((

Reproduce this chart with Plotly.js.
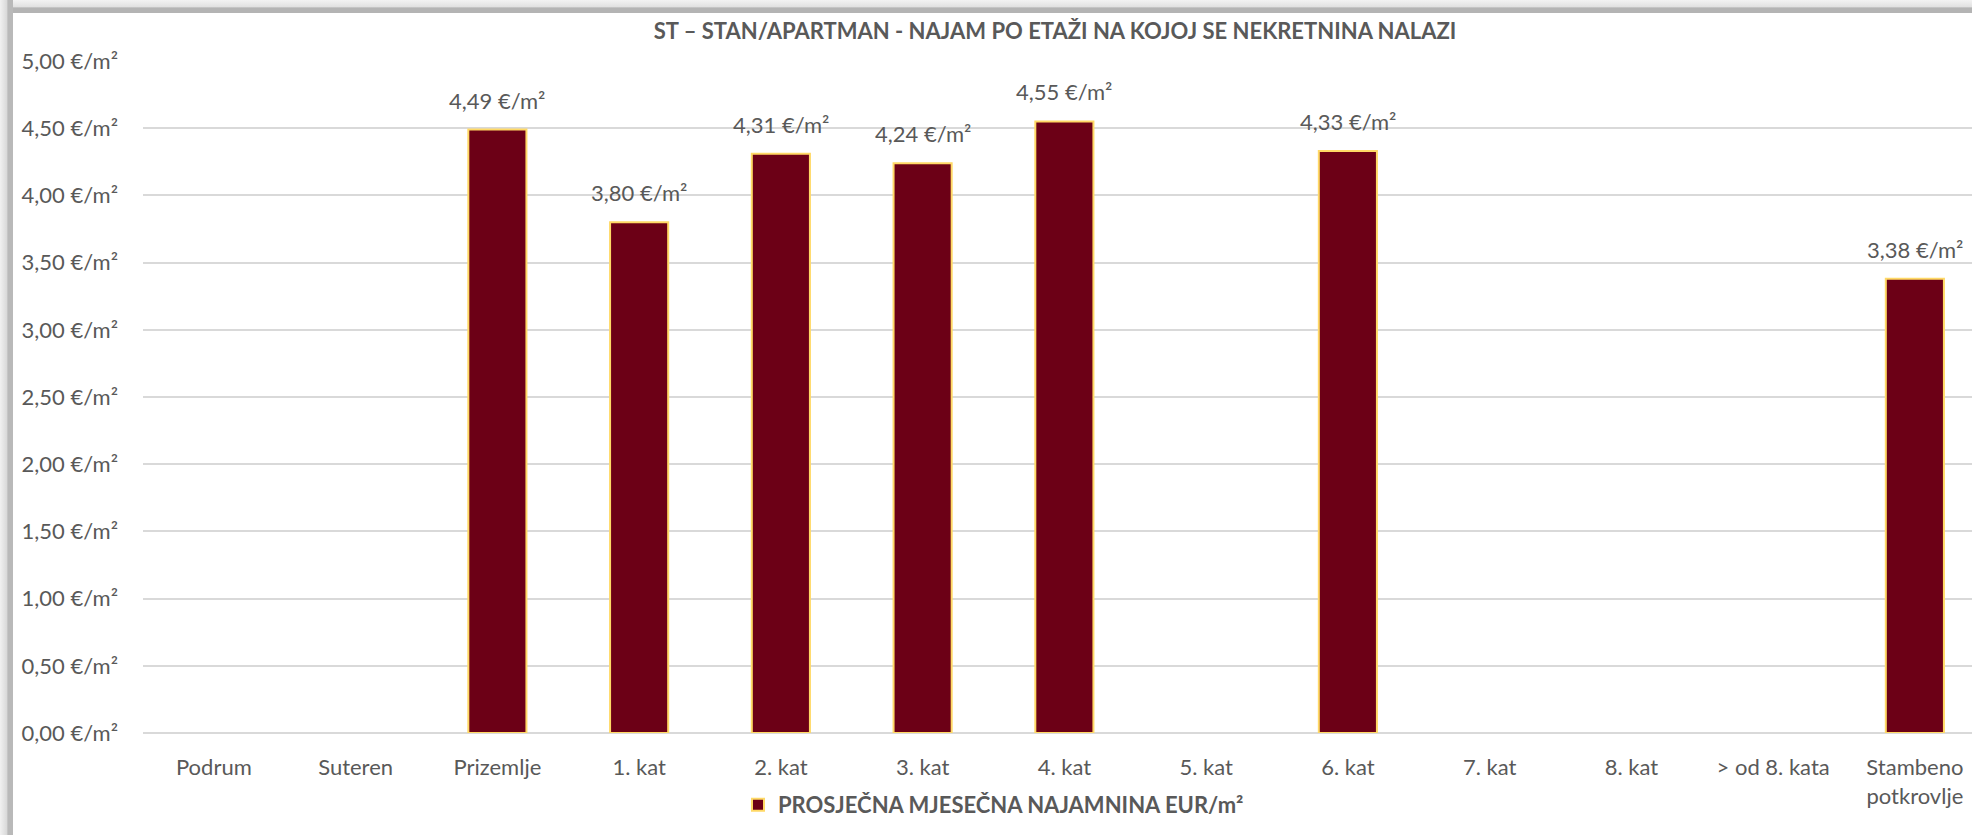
<!DOCTYPE html>
<html>
<head>
<meta charset="utf-8">
<script src="https://cdn.plot.ly/plotly-3.0.1.min.js"></script>
<style>
  html { scrollbar-width: none; }
  ::-webkit-scrollbar { width: 0; height: 0; display: none; }
  html, body { margin:0; padding:0; overflow:hidden; }
  body { width:100vw; height:100vh; position:relative; background:#ffffff; }
  #ftop { position:absolute; left:0; top:0; width:100%; height:13px;
          background: linear-gradient(to bottom, #f3f3f3 0%, #e2e2e2 50%, #b4b4b4 62%, #b4b4b4 100%); }
  #fleft { position:absolute; left:0; top:0; width:13px; height:100%;
          background: linear-gradient(to right, #f1f1f1 0%, #dadada 50%, #b9b9b9 62%, #b9b9b9 100%); }
  #chart { position:absolute; left:13px; top:13px; width:1959px; height:822px; background:#ffffff; }
</style>
</head>
<body>
<div id="ftop"></div>
<div id="fleft"></div>
<div id="chart"></div>
<script>
const categories = ["Podrum", "Suteren", "Prizemlje", "1. kat", "2. kat", "3. kat", "4. kat", "5. kat", "6. kat", "7. kat", "8. kat", "> od 8. kata", "Stambeno<br>potkrovlje"];
const rentValues = [null, null, 4.49, 3.80, 4.31, 4.24, 4.55, null, 4.33, null, null, null, 3.38];
const seriesName = "PROSJEČNA MJESEČNA NAJAMNINA EUR/m²";
const chartTitle = "ST – STAN/APARTMAN - NAJAM PO ETAŽI NA KOJOJ SE NEKRETNINA NALAZI";
const yTickVals = [0, 0.5, 1, 1.5, 2, 2.5, 3, 3.5, 4, 4.5, 5];

function fmt(v) { return v.toFixed(2).replace('.', ',') + ' €/m²'; }

const W = 1959, H = 822;
const textColor = '#595959';
const fontFam = 'Lato, "Open Sans", sans-serif';

const annotations = [];
categories.forEach((c, i) => {
  const v = rentValues[i];
  if (v !== null) {
    annotations.push({
      x: c, y: v, xref: 'x', yref: 'y', text: fmt(v), showarrow: false,
      yanchor: 'bottom', yshift: 14,
      font: { family: fontFam, size: 22, color: textColor }
    });
  }
});

const trace = {
  type: 'bar',
  x: categories,
  y: rentValues,
  name: '<b>' + seriesName + '</b>',
  marker: { color: '#6C0016', line: { color: '#FFD966', width: 2 } },
  hoverinfo: 'x+y'
};

// the plot area runs past the right edge of the picture, as in the reference
const plotLeft = 130, catStep = 141.75;
const xMax = -0.5 + (W - plotLeft) / catStep;

const layout = {
  width: W, height: H,
  margin: { l: plotLeft, r: 0, t: 48, b: 102 },
  paper_bgcolor: '#ffffff', plot_bgcolor: '#ffffff',
  font: { family: fontFam, size: 22, color: textColor },
  title: {
    text: '<b>' + chartTitle + '</b>',
    font: { family: fontFam, size: 22, color: textColor },
    x: 1042 / W, xref: 'container', xanchor: 'center',
    y: 1 - 18 / H, yref: 'container', yanchor: 'middle'
  },
  bargap: 0.59,
  xaxis: {
    type: 'category',
    range: [-0.5, xMax],
    tickfont: { family: fontFam, size: 22, color: textColor },
    showgrid: false, showline: false, ticks: '', zeroline: false,
    ticklabelstandoff: 19,
    fixedrange: true
  },
  yaxis: {
    range: [0, 5],
    tickvals: yTickVals,
    ticktext: yTickVals.map(fmt),
    tickfont: { family: fontFam, size: 22, color: textColor },
    showgrid: true, gridcolor: '#D9D9D9', gridwidth: 2,
    zeroline: true, zerolinecolor: '#D9D9D9', zerolinewidth: 2,
    showline: false, ticks: '',
    ticklabelstandoff: 24,
    fixedrange: true
  },
  showlegend: true,
  legend: {
    orientation: 'h',
    xref: 'container', yref: 'container',
    x: 725 / W, xanchor: 'left',
    y: 1 - 792 / H, yanchor: 'middle',
    font: { family: fontFam, size: 22, color: textColor },
    bgcolor: 'rgba(0,0,0,0)'
  },
  annotations: annotations
};

Plotly.newPlot('chart', [trace], layout, { displayModeBar: false, staticPlot: true });
</script>
</body>
</html>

))

### Description of the task
Transcribe the material exactly, keeping every word and none of the pictures.

### Written reply
Reproduce this chart with Plotly.js.
<!DOCTYPE html>
<html>
<head>
<meta charset="utf-8">
<script src="https://cdn.plot.ly/plotly-3.0.1.min.js"></script>
<style>
  html { scrollbar-width: none; }
  ::-webkit-scrollbar { width: 0; height: 0; display: none; }
  html, body { margin:0; padding:0; overflow:hidden; }
  body { width:100vw; height:100vh; position:relative; background:#ffffff; }
  #ftop { position:absolute; left:0; top:0; width:100%; height:13px;
          background: linear-gradient(to bottom, #f3f3f3 0%, #e2e2e2 50%, #b4b4b4 62%, #b4b4b4 100%); }
  #fleft { position:absolute; left:0; top:0; width:13px; height:100%;
          background: linear-gradient(to right, #f1f1f1 0%, #dadada 50%, #b9b9b9 62%, #b9b9b9 100%); }
  #chart { position:absolute; left:13px; top:13px; width:1959px; height:822px; background:#ffffff; }
</style>
</head>
<body>
<div id="ftop"></div>
<div id="fleft"></div>
<div id="chart"></div>
<script>
const categories = ["Podrum", "Suteren", "Prizemlje", "1. kat", "2. kat", "3. kat", "4. kat", "5. kat", "6. kat", "7. kat", "8. kat", "> od 8. kata", "Stambeno<br>potkrovlje"];
const rentValues = [null, null, 4.49, 3.80, 4.31, 4.24, 4.55, null, 4.33, null, null, null, 3.38];
const seriesName = "PROSJEČNA MJESEČNA NAJAMNINA EUR/m²";
const chartTitle = "ST – STAN/APARTMAN - NAJAM PO ETAŽI NA KOJOJ SE NEKRETNINA NALAZI";
const yTickVals = [0, 0.5, 1, 1.5, 2, 2.5, 3, 3.5, 4, 4.5, 5];

function fmt(v) { return v.toFixed(2).replace('.', ',') + ' €/m²'; }

const W = 1959, H = 822;
const textColor = '#595959';
const fontFam = 'Lato, "Open Sans", sans-serif';

const annotations = [];
categories.forEach((c, i) => {
  const v = rentValues[i];
  if (v !== null) {
    annotations.push({
      x: c, y: v, xref: 'x', yref: 'y', text: fmt(v), showarrow: false,
      yanchor: 'bottom', yshift: 14,
      font: { family: fontFam, size: 22, color: textColor }
    });
  }
});

const trace = {
  type: 'bar',
  x: categories,
  y: rentValues,
  name: '<b>' + seriesName + '</b>',
  marker: { color: '#6C0016', line: { color: '#FFD966', width: 2 } },
  hoverinfo: 'x+y'
};

// the plot area runs past the right edge of the picture, as in the reference
const plotLeft = 130, catStep = 141.75;
const xMax = -0.5 + (W - plotLeft) / catStep;

const layout = {
  width: W, height: H,
  margin: { l: plotLeft, r: 0, t: 48, b: 102 },
  paper_bgcolor: '#ffffff', plot_bgcolor: '#ffffff',
  font: { family: fontFam, size: 22, color: textColor },
  title: {
    text: '<b>' + chartTitle + '</b>',
    font: { family: fontFam, size: 22, color: textColor },
    x: 1042 / W, xref: 'container', xanchor: 'center',
    y: 1 - 18 / H, yref: 'container', yanchor: 'middle'
  },
  bargap: 0.59,
  xaxis: {
    type: 'category',
    range: [-0.5, xMax],
    tickfont: { family: fontFam, size: 22, color: textColor },
    showgrid: false, showline: false, ticks: '', zeroline: false,
    ticklabelstandoff: 19,
    fixedrange: true
  },
  yaxis: {
    range: [0, 5],
    tickvals: yTickVals,
    ticktext: yTickVals.map(fmt),
    tickfont: { family: fontFam, size: 22, color: textColor },
    showgrid: true, gridcolor: '#D9D9D9', gridwidth: 2,
    zeroline: true, zerolinecolor: '#D9D9D9', zerolinewidth: 2,
    showline: false, ticks: '',
    ticklabelstandoff: 24,
    fixedrange: true
  },
  showlegend: true,
  legend: {
    orientation: 'h',
    xref: 'container', yref: 'container',
    x: 725 / W, xanchor: 'left',
    y: 1 - 792 / H, yanchor: 'middle',
    font: { family: fontFam, size: 22, color: textColor },
    bgcolor: 'rgba(0,0,0,0)'
  },
  annotations: annotations
};

Plotly.newPlot('chart', [trace], layout, { displayModeBar: false, staticPlot: true });
</script>
</body>
</html>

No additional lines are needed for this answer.